Is physical health best addressed by the medical model?
But I want to take this argument one final step further: not only should the treatment of mental illness be open to moral aspects, so, I think, should the treatment of physical illness. For the past three years I have been suffering with a chronic pain condition which has recently been diagnosed as “some kind of arthritis”. Along the way I’ve struggled immensely with pain – both in terms of its reduction and its meaning. While the medical system is great at prescribing drugs for pain (well, actually no it’s not – pain is an anomaly within the medical model: too variable, too subjective, too personal), it’s not very good at dealing with meanings. Because I played along obediently with the diagnosis-treatment approach to pain which I was offered, it took me about a year and half’s treatment before I realised that the meaning of the pain was much more important than the pain itself, and that my focus on pain reduction was stopping me from engaging positively with the meaning component. It is only by moving to the moral sphere, where I have considered my pain in terms of the impact it has on my emotional and practical life, and on the life of others, that I have been able to live a better life.
Similarly, by treating diseases of affluence such as my own arthritis and other peoples’ diabetes and heart disease, we silence any chance these diseases might have had to talk back to us: to tell us something about how badly (morally badly) we’re living as a society.
I think a better argument for parity should aim not to reduce the mental to the physical, but to open both mental and physical health up to a broader kind of engagement. I think it would be better if both could come together to a middle ground where the whole person-in-society – including the moral and social components essential to living a good life – can be engaged in medical treatment.

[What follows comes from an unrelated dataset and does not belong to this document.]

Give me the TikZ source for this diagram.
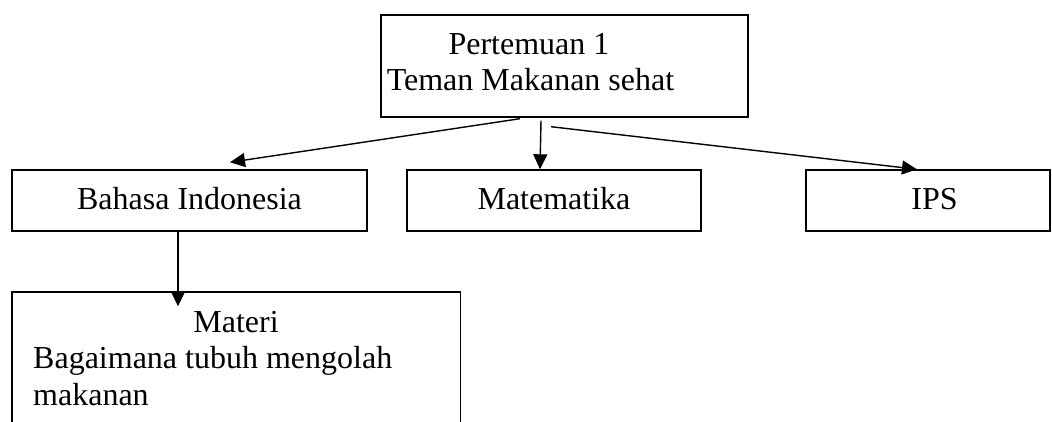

This idea is a struggle because in our increasingly technicalised professions, we have lost faith in our ability to engage with moral or cultural wholes, and prefer to focus increasingly on isolated elements.
The journey to recover or improve or integrate or ignore or live with or whatever verb you choose with mental or physical illness is not a simple one, and it is one which must be meaningful to the person who is suffering, and to the society of which they are a part. Externalising mental illness is one particular story. It is a powerful one, but it is not the only one.